— PROBLEM DESCRIPTION —
Each line that holds the word "Output" counts once. Give the total number of such lines and nothing else.

— SUPPLIED INFORMATION —
[start]

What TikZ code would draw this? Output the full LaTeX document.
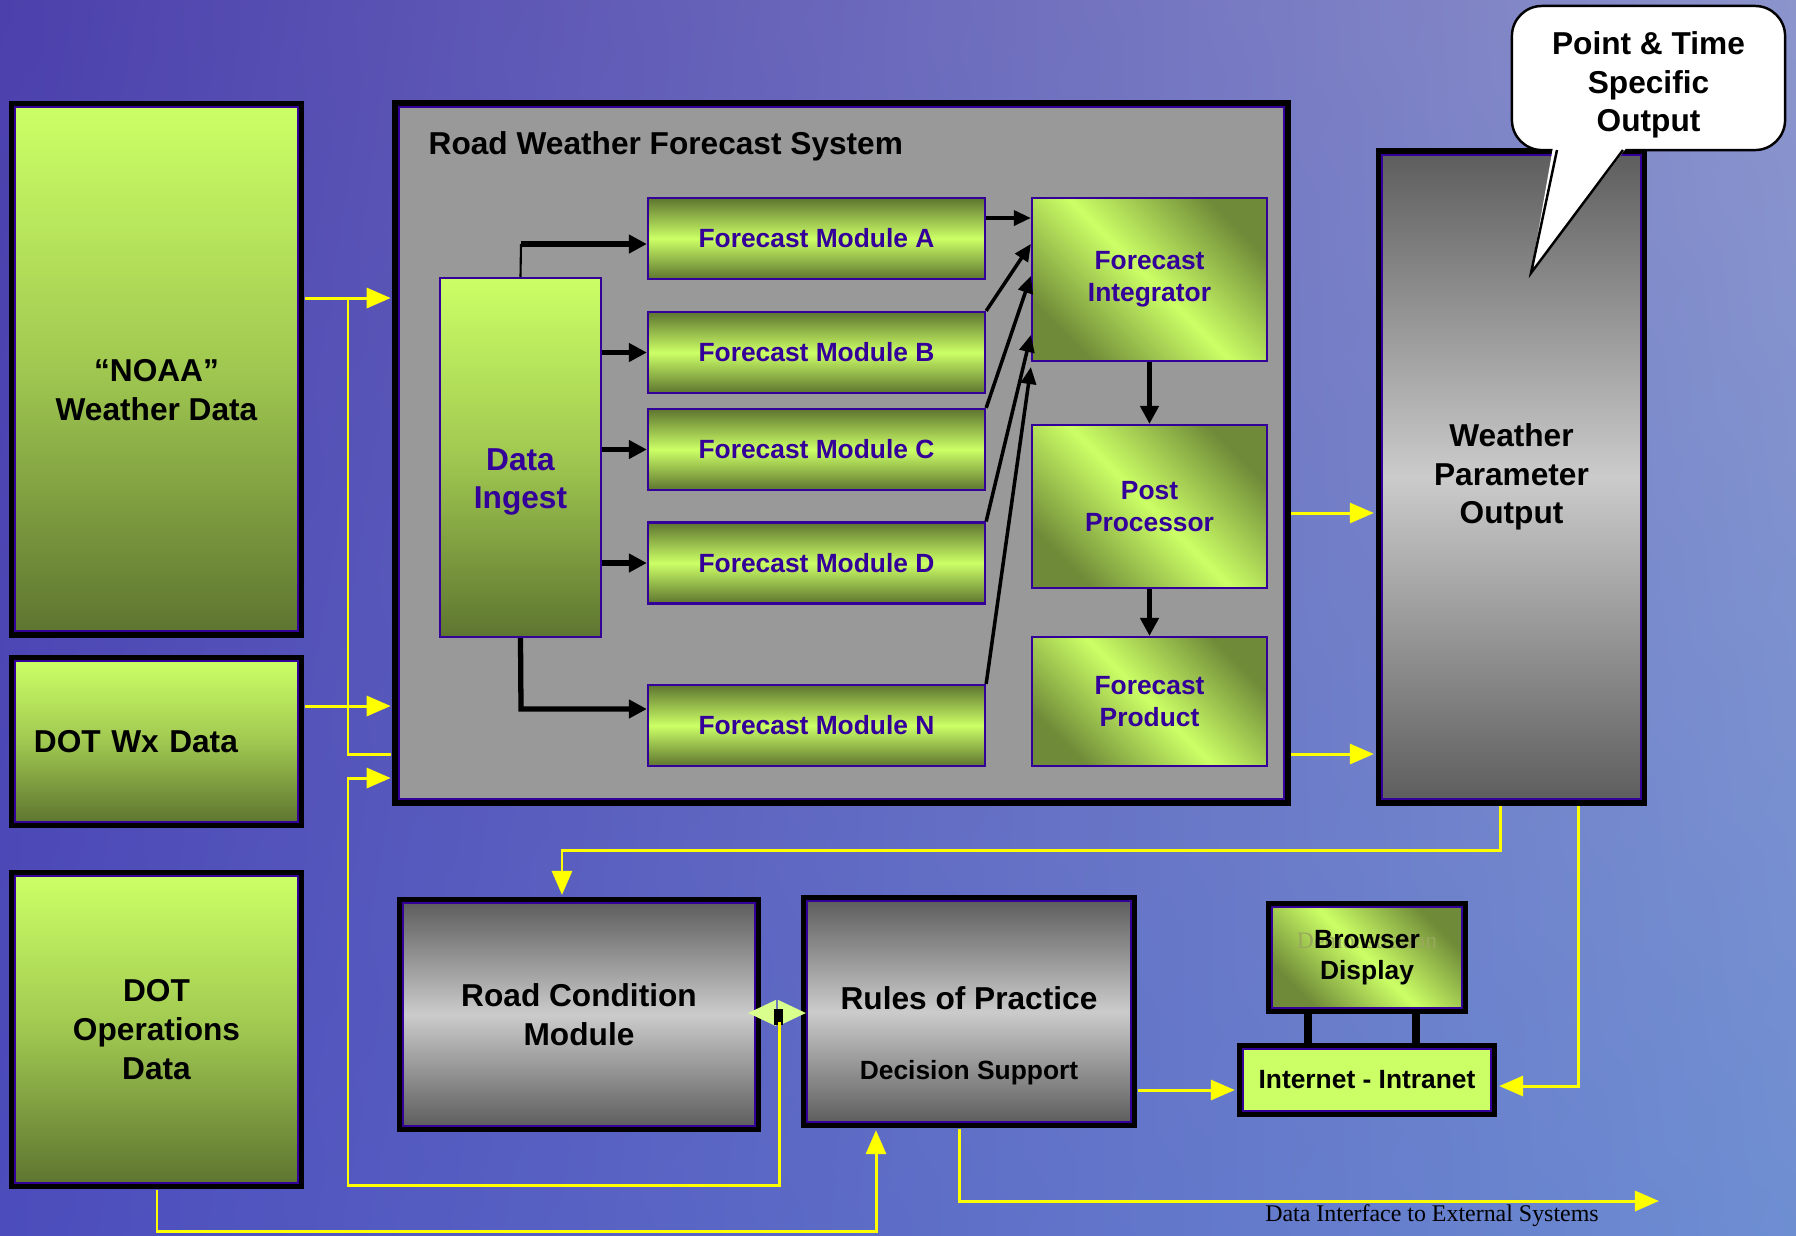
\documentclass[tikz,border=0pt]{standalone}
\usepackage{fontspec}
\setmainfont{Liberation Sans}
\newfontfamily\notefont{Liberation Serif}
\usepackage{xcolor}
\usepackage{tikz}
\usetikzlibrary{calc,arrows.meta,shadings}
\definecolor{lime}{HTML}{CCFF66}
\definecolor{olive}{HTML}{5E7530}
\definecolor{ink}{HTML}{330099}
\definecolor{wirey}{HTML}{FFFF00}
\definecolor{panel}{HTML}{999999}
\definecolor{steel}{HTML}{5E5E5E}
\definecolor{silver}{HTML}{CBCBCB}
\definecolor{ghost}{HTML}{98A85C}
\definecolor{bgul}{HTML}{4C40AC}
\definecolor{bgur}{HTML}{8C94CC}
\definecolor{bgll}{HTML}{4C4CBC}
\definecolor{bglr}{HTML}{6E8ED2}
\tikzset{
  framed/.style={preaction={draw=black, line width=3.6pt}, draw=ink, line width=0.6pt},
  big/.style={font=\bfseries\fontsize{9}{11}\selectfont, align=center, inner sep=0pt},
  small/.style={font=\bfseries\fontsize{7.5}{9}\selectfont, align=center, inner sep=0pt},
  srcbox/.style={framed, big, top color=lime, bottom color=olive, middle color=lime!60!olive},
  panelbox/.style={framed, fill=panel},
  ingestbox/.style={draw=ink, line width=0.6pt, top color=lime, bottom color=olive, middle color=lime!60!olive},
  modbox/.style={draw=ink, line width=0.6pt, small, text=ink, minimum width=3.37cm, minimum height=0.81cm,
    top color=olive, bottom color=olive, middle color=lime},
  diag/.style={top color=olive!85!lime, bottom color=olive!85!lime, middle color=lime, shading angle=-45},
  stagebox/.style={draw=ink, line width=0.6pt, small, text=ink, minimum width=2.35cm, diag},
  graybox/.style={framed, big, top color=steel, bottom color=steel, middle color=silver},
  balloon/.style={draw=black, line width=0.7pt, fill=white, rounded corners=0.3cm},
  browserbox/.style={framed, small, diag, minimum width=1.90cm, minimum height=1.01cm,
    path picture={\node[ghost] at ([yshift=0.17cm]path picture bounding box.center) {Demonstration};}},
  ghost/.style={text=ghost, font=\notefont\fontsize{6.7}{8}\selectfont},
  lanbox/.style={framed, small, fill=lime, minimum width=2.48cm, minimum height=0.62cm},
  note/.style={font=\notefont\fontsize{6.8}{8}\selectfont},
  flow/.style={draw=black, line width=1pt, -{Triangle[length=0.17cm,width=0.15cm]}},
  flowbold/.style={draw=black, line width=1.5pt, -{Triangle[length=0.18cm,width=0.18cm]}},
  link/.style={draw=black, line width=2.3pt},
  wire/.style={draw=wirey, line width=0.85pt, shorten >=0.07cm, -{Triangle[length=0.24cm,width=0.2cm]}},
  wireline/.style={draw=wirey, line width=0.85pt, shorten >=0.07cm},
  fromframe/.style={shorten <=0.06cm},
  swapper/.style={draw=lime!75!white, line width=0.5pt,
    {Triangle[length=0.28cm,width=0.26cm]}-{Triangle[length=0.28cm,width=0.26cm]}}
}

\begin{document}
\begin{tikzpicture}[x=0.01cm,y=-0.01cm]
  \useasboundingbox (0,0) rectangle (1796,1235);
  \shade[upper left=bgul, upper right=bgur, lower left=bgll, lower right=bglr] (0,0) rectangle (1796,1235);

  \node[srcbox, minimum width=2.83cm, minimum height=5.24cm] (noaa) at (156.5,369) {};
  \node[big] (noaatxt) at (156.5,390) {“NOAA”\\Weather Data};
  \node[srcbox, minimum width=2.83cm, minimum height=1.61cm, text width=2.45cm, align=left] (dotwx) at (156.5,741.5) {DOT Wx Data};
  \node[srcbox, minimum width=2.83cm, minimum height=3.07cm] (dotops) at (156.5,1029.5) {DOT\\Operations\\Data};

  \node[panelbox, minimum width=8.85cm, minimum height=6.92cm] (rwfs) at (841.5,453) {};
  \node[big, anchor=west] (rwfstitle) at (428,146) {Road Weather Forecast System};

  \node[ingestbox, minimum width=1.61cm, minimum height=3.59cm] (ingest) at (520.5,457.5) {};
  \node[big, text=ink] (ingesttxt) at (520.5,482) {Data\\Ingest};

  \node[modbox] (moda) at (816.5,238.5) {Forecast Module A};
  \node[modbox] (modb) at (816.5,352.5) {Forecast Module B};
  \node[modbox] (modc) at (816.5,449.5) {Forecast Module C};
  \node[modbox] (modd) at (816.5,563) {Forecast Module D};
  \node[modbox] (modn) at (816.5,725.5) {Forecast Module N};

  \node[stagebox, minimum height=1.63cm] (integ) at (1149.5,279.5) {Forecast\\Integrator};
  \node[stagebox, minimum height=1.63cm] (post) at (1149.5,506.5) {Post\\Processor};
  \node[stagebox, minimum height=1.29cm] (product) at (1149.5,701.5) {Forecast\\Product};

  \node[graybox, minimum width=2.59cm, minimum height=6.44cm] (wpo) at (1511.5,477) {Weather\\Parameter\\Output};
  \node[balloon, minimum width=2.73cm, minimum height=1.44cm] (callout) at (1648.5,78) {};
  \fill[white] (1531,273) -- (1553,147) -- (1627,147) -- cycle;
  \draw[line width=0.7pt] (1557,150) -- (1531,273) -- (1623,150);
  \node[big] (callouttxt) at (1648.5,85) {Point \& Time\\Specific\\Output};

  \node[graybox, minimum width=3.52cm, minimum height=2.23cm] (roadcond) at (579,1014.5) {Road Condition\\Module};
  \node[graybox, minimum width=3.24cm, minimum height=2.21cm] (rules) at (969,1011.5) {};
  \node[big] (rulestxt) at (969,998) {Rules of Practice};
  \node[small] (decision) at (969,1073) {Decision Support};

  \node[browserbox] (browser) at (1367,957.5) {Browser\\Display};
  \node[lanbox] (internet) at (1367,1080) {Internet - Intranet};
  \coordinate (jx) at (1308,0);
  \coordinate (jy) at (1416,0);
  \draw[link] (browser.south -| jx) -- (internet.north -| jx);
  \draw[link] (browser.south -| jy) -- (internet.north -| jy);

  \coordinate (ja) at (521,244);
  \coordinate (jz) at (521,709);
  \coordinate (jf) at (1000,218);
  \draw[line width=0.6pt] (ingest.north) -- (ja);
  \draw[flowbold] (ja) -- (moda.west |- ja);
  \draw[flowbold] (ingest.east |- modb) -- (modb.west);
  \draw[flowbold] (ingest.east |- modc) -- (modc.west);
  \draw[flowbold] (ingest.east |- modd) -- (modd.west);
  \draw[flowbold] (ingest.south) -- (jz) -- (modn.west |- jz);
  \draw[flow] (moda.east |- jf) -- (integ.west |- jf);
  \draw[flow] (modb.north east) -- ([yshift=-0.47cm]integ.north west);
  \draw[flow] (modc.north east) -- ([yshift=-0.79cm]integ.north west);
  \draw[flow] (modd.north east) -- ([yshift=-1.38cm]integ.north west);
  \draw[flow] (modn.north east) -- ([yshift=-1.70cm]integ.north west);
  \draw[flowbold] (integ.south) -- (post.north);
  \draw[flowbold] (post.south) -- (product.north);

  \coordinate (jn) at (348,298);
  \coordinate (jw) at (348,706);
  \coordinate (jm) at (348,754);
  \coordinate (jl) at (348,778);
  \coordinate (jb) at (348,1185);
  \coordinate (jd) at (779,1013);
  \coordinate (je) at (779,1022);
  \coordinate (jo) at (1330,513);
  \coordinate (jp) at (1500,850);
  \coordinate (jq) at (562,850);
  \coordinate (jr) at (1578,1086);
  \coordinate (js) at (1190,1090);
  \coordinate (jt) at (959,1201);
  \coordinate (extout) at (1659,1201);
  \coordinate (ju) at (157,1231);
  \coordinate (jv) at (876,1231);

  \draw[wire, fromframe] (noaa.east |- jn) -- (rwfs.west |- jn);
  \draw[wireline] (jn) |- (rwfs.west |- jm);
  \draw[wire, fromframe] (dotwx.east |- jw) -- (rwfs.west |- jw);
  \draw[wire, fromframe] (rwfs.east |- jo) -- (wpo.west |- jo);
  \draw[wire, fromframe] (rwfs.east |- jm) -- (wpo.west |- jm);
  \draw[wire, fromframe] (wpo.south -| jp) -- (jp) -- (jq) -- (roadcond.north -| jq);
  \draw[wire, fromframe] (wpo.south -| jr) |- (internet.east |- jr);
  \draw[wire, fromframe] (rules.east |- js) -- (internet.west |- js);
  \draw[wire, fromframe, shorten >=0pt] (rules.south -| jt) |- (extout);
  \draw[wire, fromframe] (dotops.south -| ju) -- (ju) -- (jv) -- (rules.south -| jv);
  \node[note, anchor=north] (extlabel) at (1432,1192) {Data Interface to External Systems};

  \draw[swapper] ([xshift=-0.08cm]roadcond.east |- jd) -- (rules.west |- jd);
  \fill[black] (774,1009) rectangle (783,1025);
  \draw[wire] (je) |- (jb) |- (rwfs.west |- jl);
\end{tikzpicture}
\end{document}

[end]

— RESULT OF THIS TASK —
3